Mrs. Tessa Puts the P in Proper

Hello folks, and welcome back to my place. It’s always good to see you. Now, put your feet up and make yourselves at home while I get our weekly celebration kicked off with a story. We need to chat…~smile~

Proper southern belles are genetically programmed with certain expectations, one being “Everything has a place.” Mama’s a big believer. Several nights ago, she threatened to take a magic marker and number her Tupperware bowls and their corresponding lids, at eleven-thirty—P.M.! Fortunately, someone talked her down. Let’s be clear. Making sure everything’s in its place is not for the fainthearted or weak-willed. For illustration I offer the story of another local belle who puts the P in Proper. We’ll call her Mrs. Tessa.
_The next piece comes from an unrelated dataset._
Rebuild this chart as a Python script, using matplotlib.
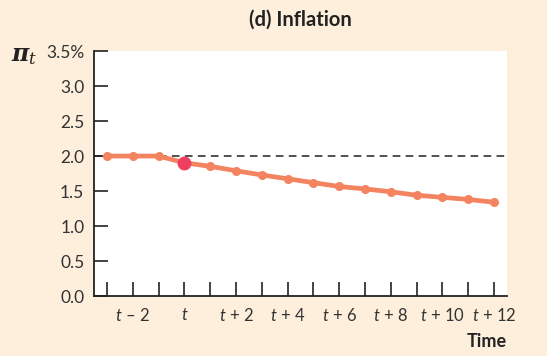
import matplotlib
matplotlib.use("Agg")
import matplotlib.pyplot as plt

plt.rcParams['font.family'] = ['Lato', 'DejaVu Sans']
plt.rcParams['mathtext.fontset'] = 'custom'
plt.rcParams['mathtext.rm'] = 'Lato'
plt.rcParams['mathtext.it'] = 'Lato:italic'

periods = [-3, -2, -1, 0, 1, 2, 3, 4, 5, 6, 7, 8, 9, 10, 11, 12]
inflation = [2.0, 2.0, 2.0, 1.905, 1.853, 1.79, 1.73, 1.675, 1.62, 1.565, 1.53, 1.49, 1.44, 1.41, 1.38, 1.34]
shock_period = 0
shock_value = 1.905
target = 2.0
ytick_vals = [0.0, 0.5, 1.0, 1.5, 2.0, 2.5, 3.0, 3.5]
ytick_labels = ['0.0', '0.5', '1.0', '1.5', '2.0', '2.5', '3.0', '3.5%']
xtick_labels = {-2: '$t$ – 2', 0: '$t$', 2: '$t$ + 2', 4: '$t$ + 4', 6: '$t$ + 6',
                8: '$t$ + 8', 10: '$t$ + 10', 12: '$t$ + 12'}

bg = '#FDEFDC'
fig = plt.figure(figsize=(5.47, 3.56), dpi=100, facecolor=bg)
ax = fig.add_axes([0.1718, 0.1685, 0.755, 0.688])
ax.set_facecolor('white')

ax.axhline(target, color='#222222', lw=1.1, ls=(0, (5, 3.5)), zorder=1)
ax.plot(periods, inflation, color='#F4845F', lw=3.4, marker='o', ms=5.5,
        solid_capstyle='round', zorder=3)
ax.plot([shock_period], [shock_value], 'o', color='#EE3F5E', ms=9, zorder=4)

ax.set_xlim(-3.5, 12.5)
ax.set_ylim(0, 3.5)

for s in ['top', 'right']:
    ax.spines[s].set_visible(False)
for s in ['left', 'bottom']:
    ax.spines[s].set_color('#222222')
    ax.spines[s].set_linewidth(1.3)

ax.set_yticks(ytick_vals)
ax.set_yticklabels(ytick_labels)
ax.set_xticks(periods)
ax.set_xticklabels([xtick_labels.get(p, '') for p in periods])
ax.tick_params(axis='y', direction='in', length=10, width=1.2, color='#222222',
               labelsize=12.5, labelcolor='#333333', pad=7)
ax.tick_params(axis='x', direction='in', length=10, width=1.2, color='#222222',
               labelsize=12, labelcolor='#333333', pad=8)

fig.text(0.55, 0.945, '(d) Inflation', ha='center', va='center',
         fontsize=14.5, fontweight='bold', color='#222222')
fig.text(0.927, 0.04, 'Time', ha='right', va='center',
         fontsize=13, fontweight='bold', color='#222222')
fig.text(0.02, 0.84, r'$\boldsymbol{\pi}_t$', ha='left', va='center', fontsize=17,
         color='#222222', math_fontfamily='dejavuserif')

fig.savefig('out.png', dpi=100, facecolor=bg)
One Sunday after church Mrs. Tessa’s family met for lunch at the Country Club where the big southern meal is served buffet style in nice large silver chafing dishes. After exchanging pleasantries with the other patrons, they were moving down the line when Mrs. Tessa noticed the gravy dish wasn’t positioned precisely right. She adjusted it once, but when it still didn’t look right, she casually moved behind the table and tried again. Suddenly, before her eyes, as if in slow motion, the huge boat of gravy slid off the table and hit the floor. KER PLAM! Whoosh! Plumes of brown gravy shot up and out in all directions. Aghast, Mrs. Tessa immediately began mopping at the mess with her dinner napkin. She may have made some headway, too, had she not slipped in the pooled gravy and lost her footing. Down she went, sliding under the buffet table, her high-heeled feet protruding beyond the tablecloth and visible to the lunch crowd seated on the other side, much like the Wicked Witch of the West—only Miss Tessa is anything but! (Insert collective “Bless her heart.”)

Mrs. Tessa stood, adjusted her tailored crème colored skirt, and announced that she was no longer hungry. She was going home. Let the record show she left the same way she arrived, head high and collected. Later that week, her daughter-in-law was reaching for the phone to invite her in-laws to supper when she stopped herself. On the menu that evening was roast… and gravy. Above all, a proper belle never wants to be seen as rubbing it in.